Once, in any conversation about race relations in Britain, I would use the word multi-racial. Then I would use it again. The next time, to avoid repetition, I would use multi-cultural instead. Many other people did the same. For several decades, the words multi-racial and multi-cultural were used interchangeably, as if they meant the same thing.
They do not mean the same thing. This dawned on me about fifteen years ago and, since then, I have taken care to use the word I intend. If that involves repeating either of those words several times over, too bad.
Forty or fifty years ago, the question was ‘do we want to create a multi-racial society?’ That question is now redundant. Not only have we created a multi-racial society, but it will remain multi-racial for all time. It has long since become an irreversible process. I imagine that most people under 40 warmly welcome that fact. Quite a lot of us who are over 40 welcome it equally.
The question now is whether we want to create a multi-cultural society, which is not the same question, and is a far more difficult one to answer, or at least to answer simply. The first major figure to draw the distinction publicly was Trevor Phillips, and that was many years ago. The issue has remained largely undiscussed since then.
This week, an All-Party Parliamentary Group on social integration, under the chairmanship of Chuka Umunna, reignited the debate. At a time when the competence and purpose of MPs is doubted as seldom before, three cheers should be raised for their report. And the fact that both Chuka Umunna and Trevor Phillips come from racial minorities themselves seems significant. Perhaps white Britons are too scared to discuss the subject for fear of being branded as racists. But, if the words ‘race’ and ‘culture’ can be kept separate, they should have no such fears.
The difficulty is that the word culture embraces such a vast range of sub-heads. Hardly anyone will object to having the choice of a hundred different cuisines to sample. Or the choice of a hundred different expressions of every conceivable art form. Or the choice of a hundred different styles of dress. All these things, and others, have enriched our daily lives.

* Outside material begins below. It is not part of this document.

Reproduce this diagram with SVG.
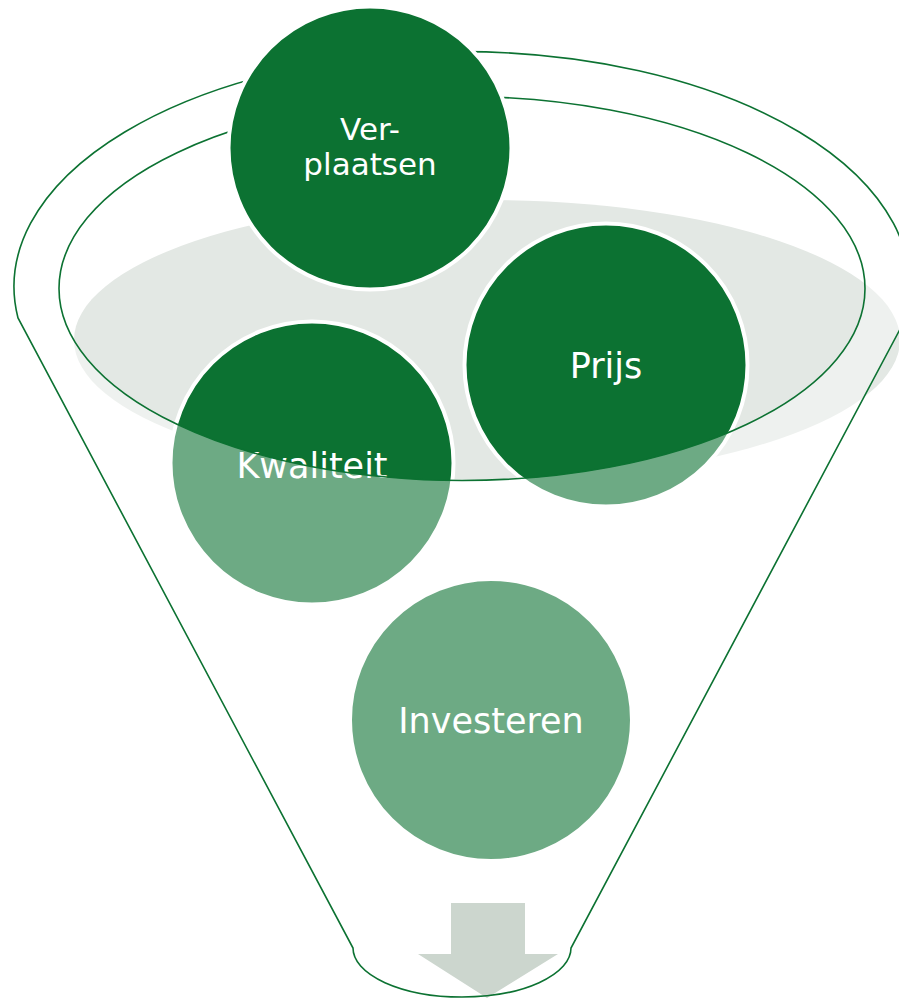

But what about religion? And what about the law? And what about language? These things are also part of a culture. And they are not merely dimensions of it: they define it. Whatever diversity there is within society, there have to be some elements of culture that are universal and non-negotiable. Without them, there is no coherent society, and no rooted values to bind the country together.
Despite the anomaly of an established Church, Britain is not a religious country in the sense of having a universal theology that is regarded as unchallengeable. It has not been a theocracy for centuries, if ever. The offences of blasphemy and blasphemous libel were abolished in 2008 (not before time, one might think: Lord Denning pronounced them a dead letter in 1949). We gave birth to Life of Brian. If we now have a religious identity as a nation, it is one of tolerance of all faiths.
That is surely the only possible identity for a country that includes so many races and religions, and it is also one of the best parts (during most periods of history) of Britain’s heritage. However, it does demand that tolerance, which includes the freedom to speak freely, should be defended as fiercely as the Christian faith once was. Britain ought to be a country where all citizens can practice their own faith, or the lack of it, but have no right to object if others do not share their beliefs, and choose to say so.
The rule of law is equally fundamental. That is, the rule of one law, applied impartially to all. I have sympathy for anyone who wants to stay away from lawyers. If, therefore, British Muslims choose to resolve private disputes through Sharia courts, I have no objection. But if the cases involve behaviour that is criminal under British law, then we must assert the universal jurisdiction of one law. We cannot accept two parallel legal systems, whether this offends cultural sensitivities or not. The failure of the police to uphold the rights of Asian women in particular has been scandalous.
Then there is language. Nothing binds a culture together more than a common language. It should be possible to travel anywhere in Britain, speak to any British citizen in English, and be understood. It isn’t. That is the fault of government, locally and nationally, because we have not insisted on it. The printing of council leaflets in multiple languages (in one London borough, the number is more than 70) was no doubt undertaken with the best of intentions. It does no favours to anyone. Those who suffer most in the long run are the ethnic minorities themselves. They are given no incentive to become assimilated within the society of which they are a part, and which represents their future and their children’s future.
It is this issue that the Parliamentary Group has addressed. It has concluded that speaking English is ‘the key to full participation in our society and economy’ and ‘a prerequisite for meaningful engagement with most British people’. Hear, hear to that. It added that ‘all immigrants should be expected to have either learned English before coming to the UK or be enrolled in compulsory classes upon arrival’. Yes. And may it also be made retrospective.
Over the coming years, Western values in general, and British values in particular, are likely to come under assault in a way they have not for 70 years. To withstand the assault, we will need a clear vision of the society we are defending. Its values need to be understood, shared and accepted by everyone.
Our ancestors, wherever in the world they lived, had shared values within their own communities. To produce shared values in a culturally diverse country is far more difficult, but no less essential. Some elements of the cultures that migrants have brought to Britain enrich us all. And some elements of traditional British culture – religious tolerance, the rule of law and the English language especially – enrich us all too. They are indispensable to a shared identity. We must not be afraid to say so.